Celle qui vit à mille à l'heure, (je n'ai jamais vu Eva faire une réunion Zoom assise. Elle est toujours dans la rue, entre deux rendez-vous, pour rentabiliser son temps, s'amuse à raconter Samuel Grzybowski) n'a d'ailleurs pas limité son engagement au seul champ de l'entreprise. Eva Sadoun co-préside, avec Jean Moreau, le Mouvement des entrepreneurs sociaux (Mooves), qui vient de fusionner avec l'initiative Tech for good, regroupant les start-up sociales et écologiques. "C'est essentiel de travailler sur les deux leviers : l'activisme d'un côté et l'entrepreneuriat de l'autre, pour montrer qu'on a un modèle qui fonctionne et qui crée de l'emploi", explique la militante.
Politique et philosophe
"Au fond d'elle, Eva est plus une femme politique qu'une business woman. Elle a beaucoup d'appétence pour rencontrer les parlementaires et adore cette sphère-là. Surtout, elle est écoutée", témoigne Jean Moreau.
Le leadership, c'est sans doute l'une de ses plus grandes forces. "Depuis toujours, Eva a une vision très claire et c'est cette vision qui lui permet d'embarquer les gens sur le long terme", raconte le cofondateur de Lita. La jeune femme a ainsi joué un rôle clef dans le succès des Universités d'été de l'économie de demain (UEED), qui se sont déroulées fin août en parallèle de celles du Medef. Plusieurs membres du gouvernement y ont répondu présent. Tous y ont pris des engagements. Car Eva Sadoun sait convaincre.
"Que ce soit dans sa vie privée ou dans sa vie professionnelle, elle veut toujours avoir le dernier mot", confirme Julien Benayoun.

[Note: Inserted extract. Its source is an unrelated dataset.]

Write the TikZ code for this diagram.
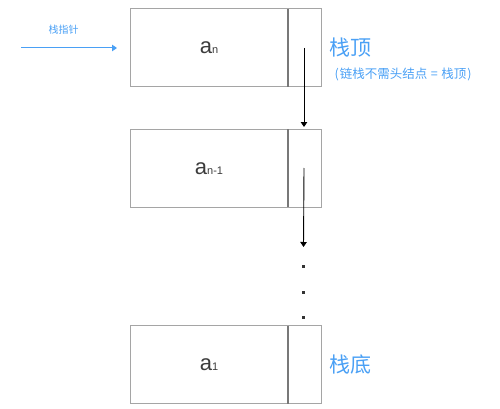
\documentclass[tikz,border=0pt]{standalone}
\usepackage{fontspec}
\setmainfont{Liberation Sans}
\newfontfamily\cjk{Noto Sans CJK SC}
\usetikzlibrary{arrows.meta}
\definecolor{myblue}{RGB}{74,160,245}
\definecolor{boxgray}{RGB}{165,165,165}
\definecolor{divgray}{RGB}{120,120,120}
\definecolor{txtgray}{RGB}{60,60,60}
\tikzset{
  datapart/.style={draw=boxgray, line width=1pt, minimum width=158pt, minimum height=78pt, inner sep=0pt, outer sep=0pt, anchor=north west, text=txtgray},
  ptrpart/.style={draw=boxgray, line width=1pt, minimum width=33pt, minimum height=78pt, inner sep=0pt, outer sep=0pt, anchor=north west},
  divider/.style={draw=divgray, line width=1.1pt},
  link/.style={draw=black, line width=0.9pt, -{Triangle[width=6.5pt,length=5pt]}},
  ptrarrow/.style={draw=myblue, line width=1pt, -{Triangle[width=6.5pt,length=5pt]}},
  dotnode/.style={rectangle, fill=black!80, draw=none, inner sep=0pt, minimum width=3pt, minimum height=3pt},
  bluebig/.style={text=myblue, font=\cjk\fontsize{21}{21}\selectfont, inner sep=0pt, anchor=west},
  bluesmall/.style={text=myblue, font=\cjk\fontsize{12.5}{12.5}\selectfont, inner sep=0pt, anchor=west},
  elem/.style={font=\fontsize{22}{22}\selectfont}
}
\newcommand{\elemlabel}[1]{a{\fontsize{11}{11}\selectfont #1}}
\begin{document}
\begin{tikzpicture}[x=1pt,y=-1pt]
\useasboundingbox (0,0) rectangle (500,409);
% box 1
\node[datapart] (d1) at (130,9) {};
\node[ptrpart] (p1) at (288,9) {};
\draw[divider] (d1.north east) -- (d1.south east);
\node[elem, text=txtgray] (t1) at (209,48) {\elemlabel{n}};
% box 2
\node[datapart] (d2) at (130,129) {};
\node[ptrpart] (p2) at (288,129) {};
\draw[divider] (d2.north east) -- (d2.south east);
\node[elem, text=txtgray] (t2) at (209,169) {\elemlabel{n-1}};
% box 3
\node[datapart] (d3) at (130,325.5) {};
\node[ptrpart] (p3) at (288,325.5) {};
\draw[divider] (d3.north east) -- (d3.south east);
\node[elem, text=txtgray] (t3) at (209,365) {\elemlabel{1}};
% links
\coordinate (s1) at ([xshift=-0.5pt]p1.center);
\coordinate (e1) at ([xshift=-0.5pt,yshift=2pt]p2.north);
\draw[link] (s1) -- (e1);
\coordinate (s2) at ([xshift=-0.5pt]p2.center);
\coordinate (e2) at (303.5,247);
\draw[link] (s2) -- (e2);
% dots
\node[dotnode] (dot1) at (303.7,266.7) {};
\node[dotnode] (dot2) at (303.7,292.3) {};
\node[dotnode] (dot3) at (303.7,317.7) {};
% stack pointer
\coordinate (sp) at (21,48);
\coordinate (spend) at (117,48);
\draw[ptrarrow] (sp) -- (spend);
\node[text=myblue, font=\cjk\fontsize{10}{10}\selectfont, inner sep=0pt] (splabel) at (63.5,30) {栈指针};
% labels
\node[bluebig] (top) at (329,48) {栈顶};
\node[bluesmall] (note) at (334.5,74) {(\hspace{1pt}链栈不需头结点\hspace{3.5pt}=\hspace{3.5pt}栈顶\hspace{1pt})};
\node[bluebig] (bottom) at (329,365) {栈底};
\end{tikzpicture}
\end{document}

Une force de caractère qui laisse présager de nombreux autres combats... et victoires. Armée de gentillesse, Eva Sadoun cultive également la sagesse. Si la finance est son cheval de bataille, la philosophie est ce qui lui fait "le plus de bien", assure celle qui baigne dans les lectures de la philosophe et militante noire américaine Angela Davis.